The pitching startups included Tandem, a collaboration tool for software developers working remotely; Knote, which helps companies automate document processing, handling, and analysis using AI; Curexe, which provides international payment and currency exchange services more cheaply thank banks; Datachili, which uses machine learning to help users prepare big data before analysis; and Awake Labs, which is developing a wearable for people with autism.
Before the start of the event, the entrepreneurs had the chance to sit down with Mastercard executives working in market development, strategy, operations, and consulting, where they discussed the company’s business plan and presentation.
“I used to run a fairly entrepreneurial company and I can tell you that the one thing I miss about it is that we knew everything that was going on all the time, and you completely relied upon each other because it was so small. Any weak link, and you’re in trouble,” said Lang, who kicked off the event.
The winning startup — which will be announced in the coming weeks — will get a chance sit with Mastercard Canada’s President Brian Lang to discuss business ideas and get advice. Nonetheless, Peter Carrescia, managing director of The Next 36, said that the competition provides an opportunity to build networks with experienced mentors, which is what The Next 36 is known for.

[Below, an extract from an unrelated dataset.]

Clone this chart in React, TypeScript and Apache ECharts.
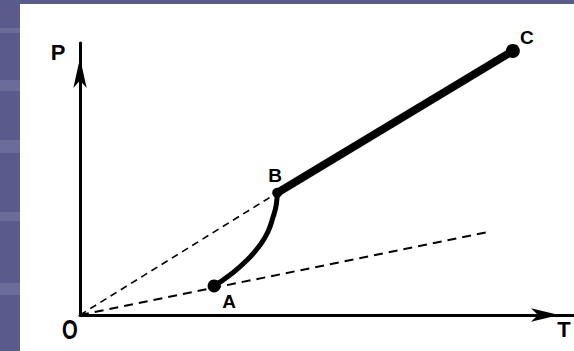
import React, { useEffect, useRef } from "react";
import * as echarts from "echarts";

// Points of the P–T diagram (T on x, P on y), arbitrary units
const pointNames = ["A", "B", "C"];
const pointT = [2.72, 4.0, 8.78];
const pointP = [1.07, 4.49, 9.71];
const pointSizes = [13, 10, 14];

// Curve A -> B
const curveT = [2.72, 3.04, 3.39, 3.65, 3.81, 3.91, 3.98, 4.0];
const curveP = [1.07, 1.47, 2.02, 2.57, 3.05, 3.57, 4.04, 4.49];

// Dashed rays from origin
const rayOB = [[0, 0], [4.0, 4.49]];
const rayOA = [[0, 0], [8.28, 3.05]];

const axisMaxT = 10;
const axisMaxP = 10;

// left-band lighter stripes (y ranges)
const stripes = [[28, 33], [80, 91], [140, 153], [212, 221], [283, 295]];

export default function App() {
  const ref = useRef<HTMLDivElement>(null);
  useEffect(() => {
    if (!ref.current) return;
    const chart = echarts.init(ref.current, null, { renderer: "svg" });
    const font = "Liberation Sans, Arial, sans-serif";
    const labelOffsets: Record<string, number[]> = {
      A: [15, 16],
      B: [-2, -17],
      C: [14, -13],
    };
    const option: any = {
      animation: false,
      backgroundColor: "#595b8c",
      grid: { left: 80, right: 1, top: 43, bottom: 36, outerBoundsMode: "none" },
      xAxis: {
        type: "value",
        min: 0,
        max: axisMaxT,
        axisLine: {
          show: true,
          onZero: false,
          symbol: ["none", "arrow"],
          symbolSize: [10, 28],
          symbolOffset: [0, -14],
          lineStyle: { color: "#000", width: 3 },
        },
        axisTick: { show: false },
        axisLabel: { show: false },
        splitLine: { show: false },
      },
      yAxis: {
        type: "value",
        min: 0,
        max: axisMaxP,
        axisLine: {
          show: true,
          onZero: false,
          symbol: ["none", "arrow"],
          symbolSize: [10, 30],
          symbolOffset: [0, -15],
          lineStyle: { color: "#000", width: 3 },
        },
        axisTick: { show: false },
        axisLabel: { show: false },
        splitLine: { show: false },
      },
      graphic: [
        { type: "rect", z: -10, shape: { x: 20, y: 4, width: 554, height: 347 }, style: { fill: "#ffffff" } },
        ...stripes.map((s) => ({
          type: "rect",
          z: -10,
          shape: { x: 0, y: s[0], width: 20, height: s[1] - s[0] },
          style: { fill: "#6b6c9a" },
        })),
        { type: "text", z: 10, x: 58, y: 52, style: { text: "P", fontSize: 22, fontWeight: "bold", fontFamily: font, fill: "#000", align: "center", verticalAlign: "middle" } },
        { type: "text", z: 10, x: 564, y: 329, style: { text: "T", fontSize: 22, fontWeight: "bold", fontFamily: font, fill: "#000", align: "center", verticalAlign: "middle" } },
        { type: "text", z: 10, x: 70, y: 329, scaleX: 0.75, style: { text: "O", fontSize: 27, fontWeight: "bold", fontFamily: font, fill: "#000", align: "center", verticalAlign: "middle" } },
      ],
      series: [
        {
          type: "line",
          data: rayOB,
          symbol: "none",
          clip: false,
          lineStyle: { color: "#000", width: 1.6, type: [7, 5] },
          z: 3,
        },
        {
          type: "line",
          data: rayOA,
          symbol: "none",
          clip: false,
          lineStyle: { color: "#000", width: 2, type: [9, 6] },
          z: 3,
        },
        {
          type: "line",
          data: curveT.map((t, i) => [t, curveP[i]]),
          smooth: true,
          symbol: "none",
          clip: false,
          lineStyle: { color: "#000", width: 5 },
          z: 4,
        },
        {
          type: "line",
          data: [
            [pointT[1], pointP[1]],
            [pointT[2], pointP[2]],
          ],
          symbol: "none",
          clip: false,
          lineStyle: { color: "#000", width: 8 },
          z: 4,
        },
        {
          type: "scatter",
          clip: false,
          z: 5,
          data: pointNames.map((n, i) => ({
            name: n,
            value: [pointT[i], pointP[i]],
            symbolSize: pointSizes[i],
            label: { offset: labelOffsets[n] },
          })),
          itemStyle: { color: "#000", opacity: 1 },
          label: {
            show: true,
            position: "inside",
            formatter: (p: any) => p.name,
            color: "#000",
            opacity: 1,
            fontSize: 19,
            fontWeight: "bold",
            fontFamily: font,
            textBorderWidth: 0,
          },
        },
      ],
    };
    chart.setOption(option);
    return () => chart.dispose();
  }, []);
  return (
    <div
      ref={ref}
      style={{ position: "fixed", left: 0, top: 0, width: 574, height: 351 }}
    />
  );
}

“The Next 36 is incredibly fortunate to have Mastercard as a National Partner and to collaborate with them for a second year on the Mastercard Challenge,” said Carrescia. “The opportunity for Next 36 entrepreneurs and ventures to connect with Mastercard Mentors and their deep knowledge in both financial services and the industries they serve is invaluable. These interactions and relationships are the critical touch points that early-stage ventures and young entrepreneurs need to accelerate their success.”